Ann’s previous acting work, both amateur and professional, includes playing the roles of Deborah in Sexual Perversity in Chicago, Anya in The Cherry Orchard, Joanna in Night of the Soul and Emily in Our Town. She has also appeared in a number of revues, including We Are Amused with The Actors Richmond Centre, and certain works of devised theatre – The Forgotten Millions and Voices, a recording for the charity Unifem.
Oliver Walters (Horace, Time Flies)
Born in 1978, Oliver was a keen actor from a very young age, appearing, as a nipper, in a number of Christmas pantomimes in his native Putney. It was at St Paul’s Boy’s School, however, where his acting career really took off. He played a variety of well-known roles, including Macleish in The Long and the Short and the Tall, Madama Pace in Six Characters in Search of an Author and Horatio in Rosencrantz and Guildenstern are Dead. He also appeared as Estragon in Ed Williams’s ambitious bilingual production of Waiting for Godot/En Attendant Godot (the second act was performed in French), which was shown in both Paris and London.
While studying at Bristol University, Oliver won critical acclaim for his Mason in RC Sherrif’s Journey’s End, receiving a Best Actor award at 1999’s National Student Drama Festival. The play enjoyed three separate runs. Other Bristol Drama credits include Martini in One Flew Over the Cuckoo’s Nest.

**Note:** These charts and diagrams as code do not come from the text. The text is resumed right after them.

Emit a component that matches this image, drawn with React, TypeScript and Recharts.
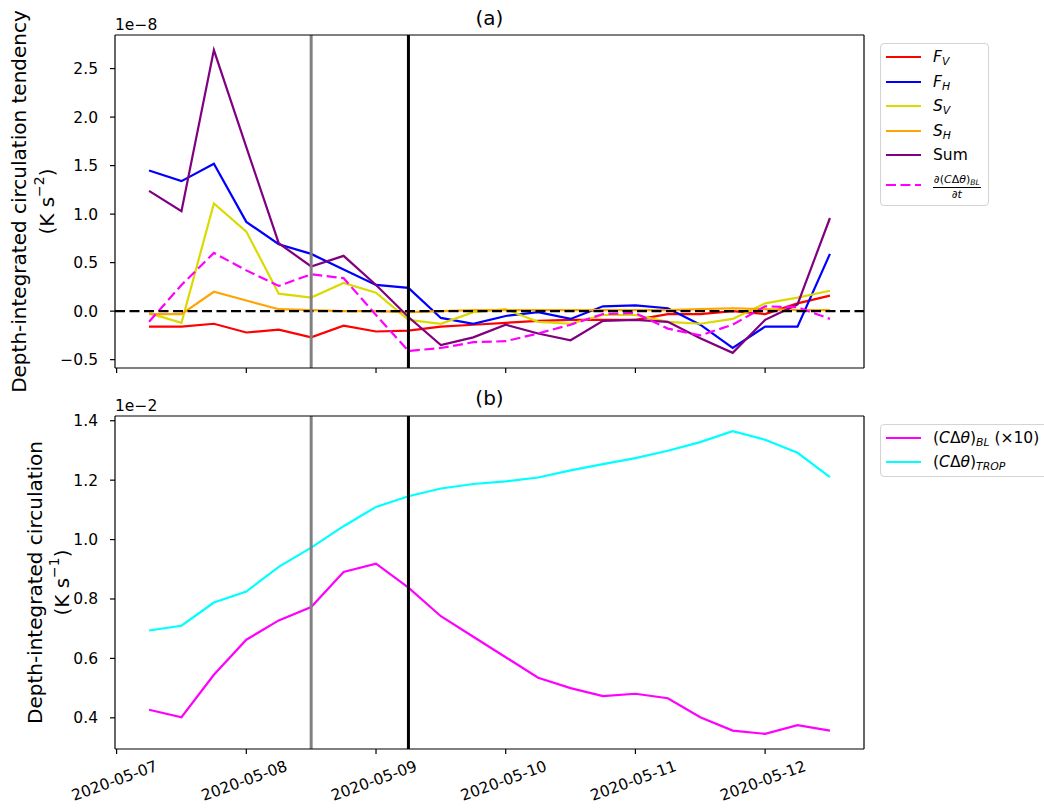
import React from 'react';
import { LineChart, Line, XAxis, YAxis, ReferenceLine } from 'recharts';

// 6-hourly samples
const times = [
  '2020-05-07T06:00Z', '2020-05-07T12:00Z', '2020-05-07T18:00Z',
  '2020-05-08T00:00Z', '2020-05-08T06:00Z', '2020-05-08T12:00Z', '2020-05-08T18:00Z',
  '2020-05-09T00:00Z', '2020-05-09T06:00Z', '2020-05-09T12:00Z', '2020-05-09T18:00Z',
  '2020-05-10T00:00Z', '2020-05-10T06:00Z', '2020-05-10T12:00Z', '2020-05-10T18:00Z',
  '2020-05-11T00:00Z', '2020-05-11T06:00Z', '2020-05-11T12:00Z', '2020-05-11T18:00Z',
  '2020-05-12T00:00Z', '2020-05-12T06:00Z', '2020-05-12T12:00Z',
];
const dayTicks = ['2020-05-07', '2020-05-08', '2020-05-09', '2020-05-10', '2020-05-11', '2020-05-12'];
const markerTimes = ['2020-05-08T12:00Z', '2020-05-09T06:00Z'];

// (a) tendency terms, units 1e-8 K s^-2
const fV = [-0.16, -0.16, -0.13, -0.22, -0.19, -0.27, -0.15, -0.21, -0.20, -0.16, -0.14, -0.12, -0.10, -0.09, -0.09, -0.09, -0.03, -0.03, 0.00, -0.03, 0.08, 0.16];
const fH = [1.45, 1.34, 1.52, 0.92, 0.69, 0.59, 0.43, 0.27, 0.24, -0.07, -0.13, -0.05, -0.01, -0.08, 0.05, 0.06, 0.03, -0.14, -0.38, -0.16, -0.16, 0.59];
const sV = [-0.02, -0.12, 1.11, 0.82, 0.18, 0.14, 0.29, 0.19, -0.09, -0.13, -0.01, 0.02, -0.11, -0.13, -0.04, -0.04, -0.11, -0.13, -0.08, 0.08, 0.14, 0.21];
const sH = [-0.03, -0.03, 0.20, 0.11, 0.02, 0.01, 0.00, 0.00, -0.01, 0.00, 0.01, 0.01, 0.01, 0.01, 0.01, 0.01, 0.01, 0.02, 0.03, 0.02, 0.01, 0.01];
const sumTend = [1.24, 1.03, 2.69, 1.69, 0.70, 0.46, 0.57, 0.27, -0.06, -0.35, -0.27, -0.14, -0.23, -0.30, -0.10, -0.09, -0.11, -0.28, -0.43, -0.09, 0.07, 0.96];
const dBLdt = [-0.11, 0.27, 0.60, 0.42, 0.26, 0.38, 0.34, -0.04, -0.41, -0.38, -0.32, -0.31, -0.23, -0.14, -0.03, -0.02, -0.18, -0.25, -0.14, 0.05, 0.04, -0.08];

// (b) circulation, units 1e-2 K s^-1
const circBL = [0.427, 0.402, 0.545, 0.663, 0.728, 0.773, 0.891, 0.919, 0.838, 0.742, 0.673, 0.604, 0.535, 0.500, 0.473, 0.481, 0.466, 0.402, 0.357, 0.346, 0.375, 0.357];
const circTrop = [0.694, 0.710, 0.788, 0.825, 0.908, 0.973, 1.045, 1.110, 1.146, 1.172, 1.187, 1.196, 1.209, 1.233, 1.254, 1.274, 1.299, 1.328, 1.365, 1.336, 1.292, 1.210];

const topTicks = [-0.5, 0, 0.5, 1.0, 1.5, 2.0, 2.5];
const bottomTicks = [0.4, 0.6, 0.8, 1.0, 1.2, 1.4];

const startMs = Date.parse(dayTicks[0]);
const toDays = (s: string) => (Date.parse(s) - startMs) / 864e5;

// matplotlib style 5% autoscale margins
const padDomain = (vals: number[]): [number, number] => {
  const lo = Math.min(...vals);
  const hi = Math.max(...vals);
  const p = (hi - lo) * 0.05;
  return [lo - p, hi + p];
};

const xs = times.map(toDays);
const xDomain = padDomain(xs);
const tickDays = dayTicks.map(toDays);
const markers = markerTimes.map(toDays);
const topDomain = padDomain([...fV, ...fH, ...sV, ...sH, ...sumTend, ...dBLdt]);
const bottomDomain = padDomain([...circBL, ...circTrop]);

const topData = xs.map((t, i) => ({
  t, fV: fV[i], fH: fH[i], sV: sV[i], sH: sH[i], sum: sumTend[i], dBL: dBLdt[i],
}));
const bottomData = xs.map((t, i) => ({ t, bl: circBL[i], trop: circTrop[i] }));

const FONT = '"DejaVu Sans", sans-serif';
const TICK_FS = 15.5;
const LABEL_FS = 20;
const LW = 2.2;
const DASH = '10 4.5';

const Sub = ({ children }: { children: React.ReactNode }) => (
  <sub style={{ fontSize: '0.7em', fontStyle: 'italic', verticalAlign: '-0.3em', lineHeight: 0 }}>{children}</sub>
);

const CDT = () => (
  <>(<i>C</i>Δ<i>θ</i>)</>
);

const topSeries = [
  { key: 'fV', color: '#ff0000', label: <><i>F</i><Sub>V</Sub></> },
  { key: 'fH', color: '#0000ff', label: <><i>F</i><Sub>H</Sub></> },
  { key: 'sV', color: '#dada00', label: <><i>S</i><Sub>V</Sub></> },
  { key: 'sH', color: '#ffa500', label: <><i>S</i><Sub>H</Sub></> },
  { key: 'sum', color: '#800080', label: <>Sum</> },
  {
    key: 'dBL', color: '#ff00ff', dash: DASH,
    label: (
      <span style={{ display: 'inline-flex', flexDirection: 'column', alignItems: 'center', fontSize: 11, lineHeight: '13px' }}>
        <span style={{ borderBottom: '1px solid #000', padding: '0 1px 1px' }}>∂<CDT /><Sub>BL</Sub></span>
        <span>∂<i>t</i></span>
      </span>
    ),
  },
];

const bottomSeries = [
  { key: 'bl', color: '#ff00ff', label: <><CDT /><Sub>BL</Sub> (×10)</> },
  { key: 'trop', color: '#00ffff', label: <><CDT /><Sub>TROP</Sub></> },
];

const fmt = (v: number) => v.toFixed(1).replace('-', '\u2212');

const YTitle = ({ viewBox, title, exp, off1, off2 }: any) => {
  const right = viewBox.x + viewBox.width;
  const cy = viewBox.y + viewBox.height / 2;
  const x1 = right - off1;
  const x2 = right - off2;
  return (
    <g fontSize={LABEL_FS} fill="#000">
      <text x={x1} y={cy} textAnchor="middle" dominantBaseline="central" transform={`rotate(-90 ${x1} ${cy})`}>{title}</text>
      <text x={x2} y={cy} textAnchor="middle" dominantBaseline="central" transform={`rotate(-90 ${x2} ${cy})`}>
        (K s<tspan dy={-8} fontSize={14}>{exp}</tspan><tspan dy={8}>)</tspan>
      </text>
    </g>
  );
};

const DateTick = ({ x, y, payload }: any) => {
  const idx = tickDays.findIndex(d => Math.abs(d - payload.value) < 1e-6);
  const cx = x - 2;
  const cy = y + 25;
  return (
    <text x={cx} y={cy} textAnchor="middle" dominantBaseline="central" fontSize={TICK_FS} fill="#000"
      transform={`rotate(-20 ${cx} ${cy})`}>
      {idx >= 0 ? dayTicks[idx] : ''}
    </text>
  );
};

const axisStroke = { stroke: '#000', strokeWidth: 1.2 };

const Legend = ({ items, top, heights, width }: any) => (
  <div style={{
    position: 'absolute', left: 880, top, width, border: '1px solid #d4d4d4', borderRadius: 4,
    background: 'rgba(255,255,255,0.8)', paddingTop: 1, paddingBottom: 2, fontSize: TICK_FS, whiteSpace: 'nowrap',
  }}>
    {items.map((s: any, i: number) => (
      <div key={s.key} style={{ display: 'flex', alignItems: 'center', height: heights[i] }}>
        <svg width={35} height={10} style={{ marginLeft: 5, marginRight: 12, flex: 'none' }}>
          <line x1={0} y1={5} x2={35} y2={5} stroke={s.color} strokeWidth={LW} strokeDasharray={s.dash} />
        </svg>
        <span>{s.label}</span>
      </div>
    ))}
  </div>
);

function TopPanel() {
  return (
    <LineChart width={1044} height={400} data={topData} margin={{ top: 35, right: 180, bottom: 20, left: 55 }}>
      <XAxis dataKey="t" type="number" domain={xDomain} allowDataOverflow ticks={tickDays} tickFormatter={() => ''}
        height={12} tickSize={5} axisLine={axisStroke} tickLine={axisStroke} />
      <YAxis type="number" domain={topDomain} allowDataOverflow ticks={topTicks} tickFormatter={fmt} width={60}
        tickSize={5} tickMargin={12} axisLine={axisStroke} tickLine={axisStroke}
        tick={{ fill: '#000', fontSize: TICK_FS }}
        label={<YTitle title="Depth-integrated circulation tendency" exp="−2" off1={96} off2={68} />} />
      {topSeries.map(s => (
        <Line key={s.key} type="linear" dataKey={s.key} stroke={s.color} strokeWidth={LW}
          strokeDasharray={s.dash} dot={false} activeDot={false} isAnimationActive={false} />
      ))}
      <ReferenceLine y={0} stroke="#000" strokeWidth={2.4} strokeDasharray={DASH} />
      <ReferenceLine x={markers[0]} stroke="#808080" strokeWidth={3} />
      <ReferenceLine x={markers[1]} stroke="#000" strokeWidth={3} />
      {/* top and right spines */}
      <ReferenceLine y={topDomain[1]} stroke="#000" strokeWidth={1.2} />
      <ReferenceLine x={xDomain[1]} stroke="#000" strokeWidth={1.2} />
    </LineChart>
  );
}

function BottomPanel() {
  return (
    <LineChart width={1044} height={420} data={bottomData} margin={{ top: 26, right: 180, bottom: 6, left: 55 }}>
      <XAxis dataKey="t" type="number" domain={xDomain} allowDataOverflow ticks={tickDays} tick={<DateTick />}
        height={55} tickSize={5} axisLine={axisStroke} tickLine={axisStroke} />
      <YAxis type="number" domain={bottomDomain} allowDataOverflow ticks={bottomTicks} tickFormatter={fmt} width={60}
        tickSize={5} tickMargin={12} axisLine={axisStroke} tickLine={axisStroke}
        tick={{ fill: '#000', fontSize: TICK_FS }}
        label={<YTitle title="Depth-integrated circulation" exp="−1" off1={80} off2={53} />} />
      {bottomSeries.map(s => (
        <Line key={s.key} type="linear" dataKey={s.key} stroke={s.color} strokeWidth={LW}
          dot={false} activeDot={false} isAnimationActive={false} />
      ))}
      <ReferenceLine x={markers[0]} stroke="#808080" strokeWidth={3} />
      <ReferenceLine x={markers[1]} stroke="#000" strokeWidth={3} />
      <ReferenceLine y={bottomDomain[1]} stroke="#000" strokeWidth={1.2} />
      <ReferenceLine x={xDomain[1]} stroke="#000" strokeWidth={1.2} />
    </LineChart>
  );
}

export default function App() {
  return (
    <div style={{
      position: 'absolute', left: 0, top: 0, width: 1044, height: 810, overflow: 'hidden',
      background: '#fff', fontFamily: FONT, color: '#000',
    }}>
      <div style={{ position: 'absolute', left: 0, top: 390 }}>
        <BottomPanel />
      </div>
      <div style={{ position: 'absolute', left: 0, top: 0 }}>
        <TopPanel />
      </div>
      <svg width={1044} height={810} style={{ position: 'absolute', left: 0, top: 0, pointerEvents: 'none' }}>
        <text x={489.5} y={25} textAnchor="middle" fontSize={LABEL_FS}>(a)</text>
        <text x={489.5} y={405} textAnchor="middle" fontSize={LABEL_FS}>(b)</text>
        <text x={115} y={30} fontSize={TICK_FS}>1e−8</text>
        <text x={115} y={411} fontSize={TICK_FS}>1e−2</text>
      </svg>
      <Legend items={topSeries} top={43} heights={[24.5, 24.5, 24.5, 24.5, 24.5, 35]} width={107} />
      <Legend items={bottomSeries} top={424} heights={[24, 24]} width={220} />
    </div>
  );
}
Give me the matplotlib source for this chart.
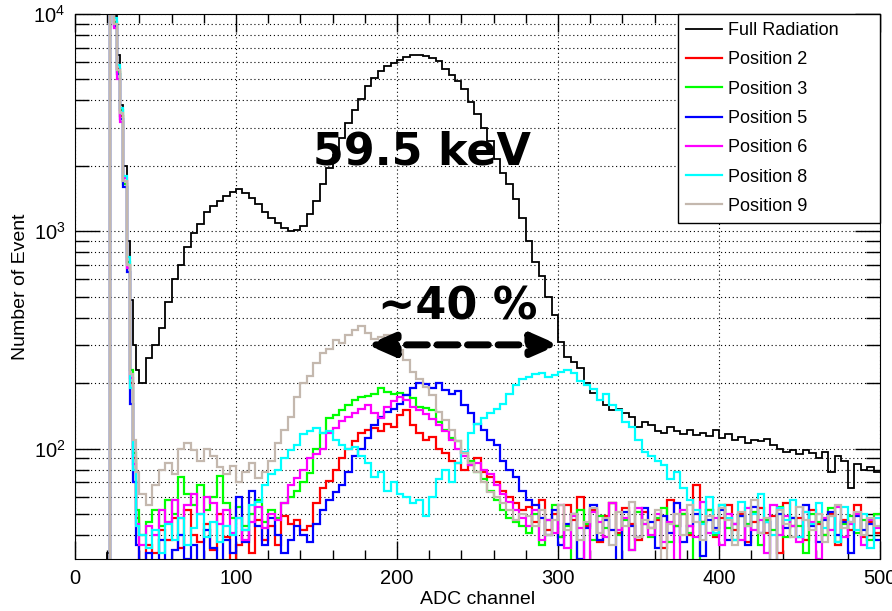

Enthusiastic about working with small, intimate companies, Oliver has appeared at the Edinburgh Fringe in Ever After (written and directed by Nick Harrop and Matt Morrison), and with Westfield Farm Productions as Hound in The Real Inspector Hound. Having acted with the Barnes Theatre Company in his teens, he returned more recently to work with Ross Livingstone, playing Lennox in Macbeth at the Old Sorting Office in 2005. In 2006, he played Smike in Keith Perry’s production of Nicholas Nickleby with the Barnes Charity Players and also appeared as the Guide in 100 at the Putney Arts Theatre.
In addition to his theatre work, Oliver has also appeared in a student production of short film Chronos and as a singing Gangster in The Beggar’s Opera at The Lyric, Hammersmith.